A 3000 could easily beat a 2000, but could a 4000 easily beat a 3000?

Even if that is the case, and it is linear, there will be a certain level where both players are playing absolutely perfect moves. Even if the difference between 3500 and 3000 is the same as between 1000 and 1500, after say, 1000000000000000000000000000000000000000^100000000000000000, the player can't get any better =maximum rating.

True, i was just making a point that even though players were at the maximum possible rating, the game might not end in a draw because we don't know if chess is a theoretically drawn game.
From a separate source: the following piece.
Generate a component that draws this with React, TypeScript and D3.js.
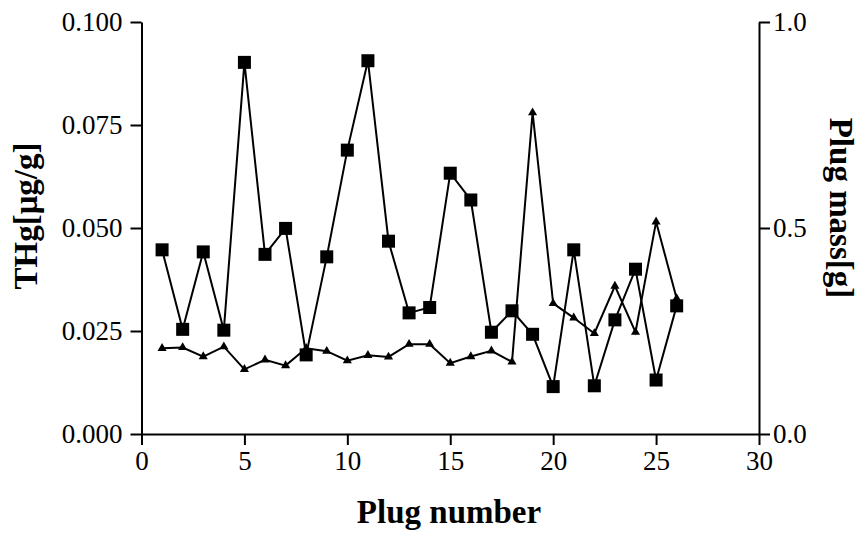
import React, { useEffect, useRef } from 'react';
import * as d3 from 'd3';

const plugNumbers = [1, 2, 3, 4, 5, 6, 7, 8, 9, 10, 11, 12, 13, 14, 15, 16, 17, 18, 19, 20, 21, 22, 23, 24, 25, 26];
const thg = [0.0447, 0.0254, 0.0442, 0.0252, 0.0902, 0.0436, 0.0499, 0.0192, 0.0430, 0.0689, 0.0906, 0.0468, 0.0294,
    0.0307, 0.0633, 0.0568, 0.0247, 0.0299, 0.0242, 0.0115, 0.0447, 0.0117, 0.0277, 0.0400, 0.0131, 0.0311];
const plugMass = [0.208, 0.210, 0.188, 0.212, 0.157, 0.180, 0.166, 0.208, 0.201, 0.178, 0.191, 0.187, 0.218,
    0.218, 0.172, 0.188, 0.202, 0.175, 0.780, 0.317, 0.282, 0.244, 0.359, 0.247, 0.515, 0.329];
const xTicks = [0, 5, 10, 15, 20, 25, 30];
const leftTicks = [0, 0.025, 0.05, 0.075, 0.1];
const rightTicks = [0, 0.5, 1.0];

const width = 859;
const height = 533;
const font = 'Liberation Serif, Times New Roman, serif';

const App = () => {
    const svgRef = useRef<SVGSVGElement | null>(null);

    useEffect(() => {
        if (!svgRef.current) return;
        const svg = d3.select(svgRef.current);
        svg.selectAll('*').remove();

        const x = d3.scaleLinear().domain([0, 30]).range([141.5, 759]);
        const yLeft = d3.scaleLinear().domain([0, 0.1]).range([434, 22]);
        const yRight = d3.scaleLinear().domain([0, 1]).range([434, 22]);

        // axes (override d3's default sans-serif 10px)
        const styleAxis = (g: any) => {
            g.attr('font-family', font).attr('font-size', 27);
            g.select('.domain').attr('stroke', '#000').attr('stroke-width', 2);
            g.selectAll('.tick line').attr('stroke', '#000').attr('stroke-width', 2);
            g.selectAll('.tick text').attr('fill', '#000');
        };

        svg.append('g')
            .attr('transform', `translate(0,${yLeft(0)})`)
            .call(d3.axisBottom(x).tickValues(xTicks).tickSize(11).tickSizeOuter(0).tickPadding(6).tickFormat(d3.format('d')))
            .call(styleAxis);

        svg.append('g')
            .attr('transform', `translate(${x(0)},0)`)
            .call(d3.axisLeft(yLeft).tickValues(leftTicks).tickSize(11).tickSizeOuter(0).tickPadding(8).tickFormat(d3.format('.3f')))
            .call(styleAxis);

        svg.append('g')
            .attr('transform', `translate(${x(30)},0)`)
            .call(d3.axisRight(yRight).tickValues(rightTicks).tickSize(11).tickSizeOuter(0).tickPadding(3).tickFormat(d3.format('.1f')))
            .call(styleAxis);

        // axis titles
        const title = (sel: any) => sel
            .attr('text-anchor', 'middle')
            .attr('font-family', font).attr('font-size', 33).attr('font-weight', 'bold');

        svg.append('text')
            .attr('x', 449).attr('y', 523)
            .call(title)
            .text('Plug number');

        svg.append('text')
            .attr('transform', 'translate(37,216) rotate(-90)')
            .call(title)
            .text('THg[μg/g]');

        svg.append('text')
            .attr('transform', 'translate(830,208) rotate(90)')
            .call(title)
            .text('Plug mass[g]');

        // plug mass series (triangles)
        const massLine = d3.line<number>()
            .x((d, i) => x(plugNumbers[i]))
            .y((d) => yRight(d));
        svg.append('path')
            .datum(plugMass)
            .attr('d', massLine)
            .attr('fill', 'none')
            .attr('stroke', '#000')
            .attr('stroke-width', 2);
        svg.append('g')
            .selectAll('path')
            .data(plugMass)
            .enter()
            .append('path')
            .attr('d', d3.symbol().type(d3.symbolTriangle).size(36))
            .attr('transform', (d, i) => `translate(${x(plugNumbers[i])},${yRight(d)})`)
            .attr('fill', '#000');

        // THg series (squares)
        const thgLine = d3.line<number>()
            .x((d, i) => x(plugNumbers[i]))
            .y((d) => yLeft(d));
        svg.append('path')
            .datum(thg)
            .attr('d', thgLine)
            .attr('fill', 'none')
            .attr('stroke', '#000')
            .attr('stroke-width', 2);
        svg.append('g')
            .selectAll('rect')
            .data(thg)
            .enter()
            .append('rect')
            .attr('x', (d, i) => x(plugNumbers[i]) - 6.5)
            .attr('y', (d) => yLeft(d) - 6.5)
            .attr('width', 13)
            .attr('height', 13)
            .attr('fill', '#000');
    }, []);

    return (
        <svg ref={svgRef} width={width} height={height}
            style={{ position: 'absolute', left: 0, top: 0, background: '#fff' }} />
    );
};

export default App;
I understand your point about the ratings, I was just saying that it is a misconception to think that 2 players making perfect moves results in a drawn game as opposed to one side winning.

For the love of God, no, it's no linear.

It's logarithmic. A basic wiki search would tell you this.
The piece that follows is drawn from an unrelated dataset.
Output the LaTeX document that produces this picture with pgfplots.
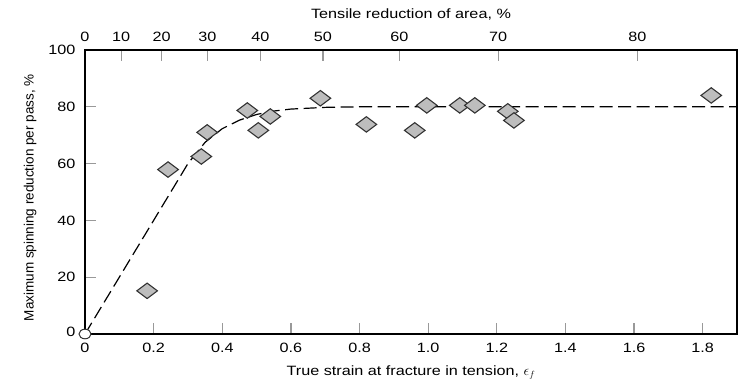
\documentclass[border=0pt]{standalone}
\usepackage{pgfplots}
\pgfplotsset{compat=1.18}
\usepackage{fontspec}
\setmainfont{Liberation Sans}[FakeStretch=1.2]
\newfontfamily\plainfont{Liberation Sans}
\definecolor{mkfill}{HTML}{BDBDBD}
\definecolor{mkdraw}{HTML}{333333}
\definecolor{tickc}{HTML}{999999}
\begin{document}
\begin{tikzpicture}
\useasboundingbox (-85pt,-46pt) rectangle (655pt,334pt);
\begin{axis}[
  at={(0pt,0pt)}, anchor=south west,
  scale only axis, width=652pt, height=284pt,
  xmin=0, xmax=1.9, ymin=0, ymax=100,
  font=\fontsize{13.5}{15}\selectfont,
  /pgf/number format/assume math mode=true,
  axis x line*=top, axis y line=none,
  axis line style={black, line width=1.1pt},
  xtick={0.10536,0.22314,0.35667,0.51083,0.69315,0.91629,1.20397,1.60944},
  xticklabels={10,20,30,40,50,60,70,80},
  extra x ticks={0}, extra x tick labels={0},
  extra x tick style={major tick length=0pt},
  xticklabel style={yshift=5pt},
  tick align=inside,
  major tick length=11pt,
  tick style={tickc, line width=1.3pt},
  xlabel={Tensile reduction of area, \%},
  xlabel style={at={(axis description cs:0.5,1.125)}, anchor=center},
]
\end{axis}
\begin{axis}[
  at={(0pt,0pt)}, anchor=south west,
  scale only axis, width=652pt, height=284pt,
  xmin=0, xmax=1.9, ymin=0, ymax=100,
  clip=false,
  font=\fontsize{13.5}{15}\selectfont,
  /pgf/number format/assume math mode=true,
  axis line style={black, line width=1.1pt},
  xtick={0,0.2,0.4,0.6,0.8,1.0,1.2,1.4,1.6,1.8},
  xticklabels={0,0.2,0.4,0.6,0.8,1.0,1.2,1.4,1.6,1.8},
  ytick={0,20,40,60,80,100},
  yticklabels={\raisebox{5pt}{0},20,40,60,80,100},
  xtick pos=bottom, ytick pos=left,
  xticklabel style={yshift=-6pt},
  yticklabel style={xshift=-6pt},
  tick align=inside,
  major tick length=11pt,
  tick style={tickc, line width=1.3pt},
  xlabel={True strain at fracture in tension, $\epsilon_f$},
  xlabel style={at={(axis description cs:0.5,-0.135)}, anchor=center},
  ylabel={\plainfont\fontsize{13.5}{15}\selectfont Maximum spinning reduction per pass, \%},
  ylabel style={at={(axis description cs:-0.084,0.48)}, anchor=center},
]
\addplot[black, line width=1.2pt, dash pattern=on 13pt off 5.5pt] coordinates {
 (0,0) (0.1,20) (0.2,40) (0.25,50) (0.3,60) (0.35,67.5) (0.4,72.3) (0.45,75.3)
 (0.5,77.3) (0.55,78.5) (0.6,79.2) (0.7,79.8) (0.8,80) (1.9,80)};
\addplot[only marks, mark=diamond*, mark size=10.3pt,
  mark options={rotate=90, fill=mkfill, draw=mkdraw, line width=1.1pt}] coordinates {
 (0.181,15.2) (0.242,57.9) (0.339,62.5) (0.356,71) (0.473,78.7) (0.505,71.7)
 (0.540,76.6) (0.686,83) (0.820,73.8) (0.961,71.7) (0.996,80.5) (1.092,80.5)
 (1.136,80.5) (1.232,78.4) (1.250,75.2) (1.825,84)};
\addplot[only marks, mark=*, mark size=6pt,
  mark options={fill=white, draw=mkdraw, line width=1pt, yscale=0.8}] coordinates {(0,0)};
\end{axis}
\end{tikzpicture}
\end{document}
What this means is a 1000 point difference will hardly score better than a million point difference.

It does not mean a ten thousand rated player will be nearly equal when facing a 1 million rated player. That is by definition not possible.

I agree, we don't know if perfect play is a draw.

But it very likely is.

Correct, based on what we know about chess there is probably a maximum rating (current estimates put it somewhere between 3500-4500) at which all games will be a draw, or white always wins so by alternating colors two equal top players are still gaining and losing equivalent numbers of points. A much higher rated player will lose points if they draw against a lower rated player, the system really is linear in that regard, and if you're not winning 99.7% of your games against an opponent then you cannot be 1000 points higher. 
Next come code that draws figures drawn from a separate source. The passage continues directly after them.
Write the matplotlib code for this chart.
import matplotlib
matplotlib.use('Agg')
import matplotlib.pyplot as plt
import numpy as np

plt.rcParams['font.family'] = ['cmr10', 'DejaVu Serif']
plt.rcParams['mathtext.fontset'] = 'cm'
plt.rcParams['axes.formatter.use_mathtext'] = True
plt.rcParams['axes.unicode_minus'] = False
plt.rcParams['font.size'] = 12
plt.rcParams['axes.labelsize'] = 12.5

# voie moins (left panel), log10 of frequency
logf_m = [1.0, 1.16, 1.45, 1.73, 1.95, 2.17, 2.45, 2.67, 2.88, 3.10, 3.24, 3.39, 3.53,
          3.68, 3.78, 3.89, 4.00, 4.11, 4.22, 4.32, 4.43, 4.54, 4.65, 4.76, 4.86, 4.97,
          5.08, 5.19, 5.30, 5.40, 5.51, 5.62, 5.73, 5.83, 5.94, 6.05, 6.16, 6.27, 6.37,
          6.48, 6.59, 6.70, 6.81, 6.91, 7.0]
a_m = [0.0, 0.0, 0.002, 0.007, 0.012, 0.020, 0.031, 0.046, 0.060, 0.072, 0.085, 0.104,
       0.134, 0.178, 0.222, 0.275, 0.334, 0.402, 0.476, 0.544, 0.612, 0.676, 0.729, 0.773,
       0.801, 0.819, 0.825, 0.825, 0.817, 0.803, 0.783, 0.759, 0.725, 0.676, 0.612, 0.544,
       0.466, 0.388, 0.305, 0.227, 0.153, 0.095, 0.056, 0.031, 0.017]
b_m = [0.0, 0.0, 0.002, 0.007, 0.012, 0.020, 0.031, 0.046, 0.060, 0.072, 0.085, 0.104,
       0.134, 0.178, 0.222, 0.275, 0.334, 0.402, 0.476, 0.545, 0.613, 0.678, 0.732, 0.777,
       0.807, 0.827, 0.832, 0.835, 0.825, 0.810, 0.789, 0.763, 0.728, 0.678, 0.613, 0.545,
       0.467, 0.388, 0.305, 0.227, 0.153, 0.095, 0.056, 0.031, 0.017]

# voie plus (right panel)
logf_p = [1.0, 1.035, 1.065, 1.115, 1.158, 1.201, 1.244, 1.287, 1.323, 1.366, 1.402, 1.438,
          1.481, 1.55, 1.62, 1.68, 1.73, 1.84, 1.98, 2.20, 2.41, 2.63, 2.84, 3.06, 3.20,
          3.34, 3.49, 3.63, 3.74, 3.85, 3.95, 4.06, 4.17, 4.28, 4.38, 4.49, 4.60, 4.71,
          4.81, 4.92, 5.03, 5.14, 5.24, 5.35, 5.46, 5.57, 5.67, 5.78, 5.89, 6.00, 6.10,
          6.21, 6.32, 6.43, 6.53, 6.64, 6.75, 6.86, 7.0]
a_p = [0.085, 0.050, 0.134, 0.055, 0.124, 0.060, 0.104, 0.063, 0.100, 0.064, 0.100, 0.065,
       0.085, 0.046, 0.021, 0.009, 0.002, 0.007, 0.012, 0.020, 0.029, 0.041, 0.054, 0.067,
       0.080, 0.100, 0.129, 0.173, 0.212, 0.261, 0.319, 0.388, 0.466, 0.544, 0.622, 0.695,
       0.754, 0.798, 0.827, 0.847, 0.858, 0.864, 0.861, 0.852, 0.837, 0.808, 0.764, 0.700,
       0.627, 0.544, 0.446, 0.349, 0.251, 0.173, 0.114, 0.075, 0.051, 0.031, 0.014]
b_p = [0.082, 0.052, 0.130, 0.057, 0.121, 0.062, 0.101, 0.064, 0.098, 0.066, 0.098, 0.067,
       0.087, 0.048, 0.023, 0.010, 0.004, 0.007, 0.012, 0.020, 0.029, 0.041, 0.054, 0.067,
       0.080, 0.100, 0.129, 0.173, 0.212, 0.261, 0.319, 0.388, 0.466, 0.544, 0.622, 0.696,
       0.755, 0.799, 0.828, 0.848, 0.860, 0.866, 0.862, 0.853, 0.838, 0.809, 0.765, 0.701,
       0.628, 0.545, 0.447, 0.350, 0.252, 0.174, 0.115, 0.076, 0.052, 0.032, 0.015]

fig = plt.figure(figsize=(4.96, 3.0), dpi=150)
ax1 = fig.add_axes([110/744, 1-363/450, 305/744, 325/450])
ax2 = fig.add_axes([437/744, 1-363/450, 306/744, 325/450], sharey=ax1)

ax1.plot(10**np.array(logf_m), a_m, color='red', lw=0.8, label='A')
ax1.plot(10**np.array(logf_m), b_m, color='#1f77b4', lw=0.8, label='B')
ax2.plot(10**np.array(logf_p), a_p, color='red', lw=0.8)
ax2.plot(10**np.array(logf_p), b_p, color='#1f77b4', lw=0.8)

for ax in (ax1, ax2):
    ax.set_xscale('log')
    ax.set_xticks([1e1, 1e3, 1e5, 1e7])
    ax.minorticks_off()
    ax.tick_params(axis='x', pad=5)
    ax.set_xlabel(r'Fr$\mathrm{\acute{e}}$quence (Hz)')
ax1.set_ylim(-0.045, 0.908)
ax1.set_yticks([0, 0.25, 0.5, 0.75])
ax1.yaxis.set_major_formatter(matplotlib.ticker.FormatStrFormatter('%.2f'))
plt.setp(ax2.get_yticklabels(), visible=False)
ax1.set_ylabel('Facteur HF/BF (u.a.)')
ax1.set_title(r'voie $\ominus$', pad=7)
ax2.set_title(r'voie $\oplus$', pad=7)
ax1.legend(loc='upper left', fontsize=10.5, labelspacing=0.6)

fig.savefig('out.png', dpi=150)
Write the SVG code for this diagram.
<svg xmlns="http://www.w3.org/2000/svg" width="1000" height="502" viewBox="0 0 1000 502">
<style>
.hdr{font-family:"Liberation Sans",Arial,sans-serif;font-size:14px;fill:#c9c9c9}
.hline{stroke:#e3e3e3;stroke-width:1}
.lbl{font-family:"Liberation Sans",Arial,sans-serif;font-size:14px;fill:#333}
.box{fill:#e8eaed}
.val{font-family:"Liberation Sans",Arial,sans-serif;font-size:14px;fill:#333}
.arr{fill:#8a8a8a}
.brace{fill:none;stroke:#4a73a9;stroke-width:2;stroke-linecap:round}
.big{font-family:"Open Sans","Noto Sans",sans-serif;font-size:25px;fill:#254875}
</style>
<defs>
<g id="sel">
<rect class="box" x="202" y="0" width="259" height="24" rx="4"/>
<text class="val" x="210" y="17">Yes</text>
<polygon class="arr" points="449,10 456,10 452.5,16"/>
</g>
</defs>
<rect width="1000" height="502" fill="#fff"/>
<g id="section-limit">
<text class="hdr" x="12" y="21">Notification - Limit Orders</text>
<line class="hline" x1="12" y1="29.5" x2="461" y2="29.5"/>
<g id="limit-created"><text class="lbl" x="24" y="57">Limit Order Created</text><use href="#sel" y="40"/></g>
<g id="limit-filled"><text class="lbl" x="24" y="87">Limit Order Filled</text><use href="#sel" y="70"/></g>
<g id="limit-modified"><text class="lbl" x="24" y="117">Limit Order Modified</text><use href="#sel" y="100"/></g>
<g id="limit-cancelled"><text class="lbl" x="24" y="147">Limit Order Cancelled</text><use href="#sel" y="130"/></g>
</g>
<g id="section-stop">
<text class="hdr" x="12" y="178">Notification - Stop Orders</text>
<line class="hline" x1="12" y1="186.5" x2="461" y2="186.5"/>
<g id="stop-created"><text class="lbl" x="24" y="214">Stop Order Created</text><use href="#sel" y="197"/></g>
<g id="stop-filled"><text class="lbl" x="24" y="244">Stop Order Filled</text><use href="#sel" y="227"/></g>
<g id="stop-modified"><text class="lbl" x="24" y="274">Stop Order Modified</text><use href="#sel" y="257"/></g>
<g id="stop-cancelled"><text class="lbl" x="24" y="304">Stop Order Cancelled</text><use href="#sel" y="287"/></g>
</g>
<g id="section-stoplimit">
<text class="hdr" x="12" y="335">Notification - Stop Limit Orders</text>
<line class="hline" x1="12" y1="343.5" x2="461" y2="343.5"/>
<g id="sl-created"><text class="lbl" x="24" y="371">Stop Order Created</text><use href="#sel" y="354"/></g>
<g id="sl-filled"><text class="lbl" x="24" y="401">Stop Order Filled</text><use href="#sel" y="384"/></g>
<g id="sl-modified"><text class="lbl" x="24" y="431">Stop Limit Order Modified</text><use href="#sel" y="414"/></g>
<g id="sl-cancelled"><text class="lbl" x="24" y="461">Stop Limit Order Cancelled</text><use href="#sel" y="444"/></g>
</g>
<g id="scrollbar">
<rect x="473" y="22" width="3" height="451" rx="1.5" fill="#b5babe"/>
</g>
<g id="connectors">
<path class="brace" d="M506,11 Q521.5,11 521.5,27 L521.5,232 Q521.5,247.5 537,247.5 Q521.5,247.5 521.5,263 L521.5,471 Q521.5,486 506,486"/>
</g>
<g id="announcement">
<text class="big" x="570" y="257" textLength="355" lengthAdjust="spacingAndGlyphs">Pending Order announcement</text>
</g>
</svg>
I don't know the algorithm, but I never thought chess ability was linear. I thought it was exponential.

Not necessarily, White has that tempo, OR white could be in Zugzwang from the very beginning of the game!

exponential, logarithmic, (basically) the same thing

It's probably higher than that. There are over 10^1000000000000 possible chess GAMES. Current engines can only calculate a mere billion positions per second, a perfect payer would be able to calculate GOOGOLS of positions every move.

That is true, and I apologize for not being specific enough. The point I'm making is that the win percentage is directly correlated (linear) to the difference in rating regardless of whether that difference is between a 4000 and 3000 or between a 2000 and 1000 level player. But yes, as the difference increases the percentage of wins moves as a log function. 

I think it would be a draw. 

I wonder how they calculated that function?

I agree. I think there is the highest of chance of chess being a draw with perfect play, a less high chance of white having a winning tempo, and a low chance of white being in zugzwang from the beginning of the game.

http://www.glicko.net/glicko/glicko.pdf

Read that if you want the full technical explanation of how the rating system works. The function is defined so that there can be unlimited players added into a game environment, and those who keep winning will continue to increase their score relative to everyone else. This function also allows the calculation of the table from page 3 of this thread, which shows that win percentages increase on a logarithmic scale based on rating differences, but remain constant regardless of where in the overall scale that difference is found. 

Got it. Also, does it make much of a difference if you rate a person after a cumulative tournament of 6-7 games then if you rate them after each individual game?

It makes some, look up 'live ratings' for the top 10 players in the world and you'll see their current estimated strength is often off by up to 10 points from their current rating. And if you follow tournament results as they're posted on this site you'll almost always see a 'performance' rating, which can swing pretty wildly if players are having really good or bad games. This is smoothed out by the way players ratings are adjusted relative to each other after the tournament. 

In other words, is rating people after each individual game commutative with rating them after every X number of games? I'm too lazy to do the math.

Similar, but not exactly the same. The way tournament ratings are calculated effectively change your rating relative to the post-tournament rating of your opponents, so say you beat an opponent rated 800, but they had a great tournament and gained 100 points, your rating after the tournament would be adjusted as though you beat them when they were rated 900. This also gets into provisional ratings and glicko numbers, which allow for larger gains and losses of rating points for players who haven't played a lot of rated games and therefore their ratings are regarded as less certain so they can swing more widely and will impact your rating less than someone who has played thousands of games and can be pretty confident where their rating falls. 

I get the difference. It's more of about average than accuracy in tournament ratings. How do they keep track of all this. They must have one hell of a computer program!

I should also note that while the glicko system I referenced earlier is the basis for the chess rating systems, and the basic facts about relative strengths are the same, the exact implementation can vary whether you're talking about FIDE, USCF, or chess.com. The exact ratings also are highly dependent on the number of people in the system, what the 'average' rating assigned to a beginner is, and who those people are. So someone may be 2100 USCF but only 2000 FIDE because they're being rated against different players, but they'll still beat a 1100 USCF player as easily as they'll beat a 1000 FIDE player.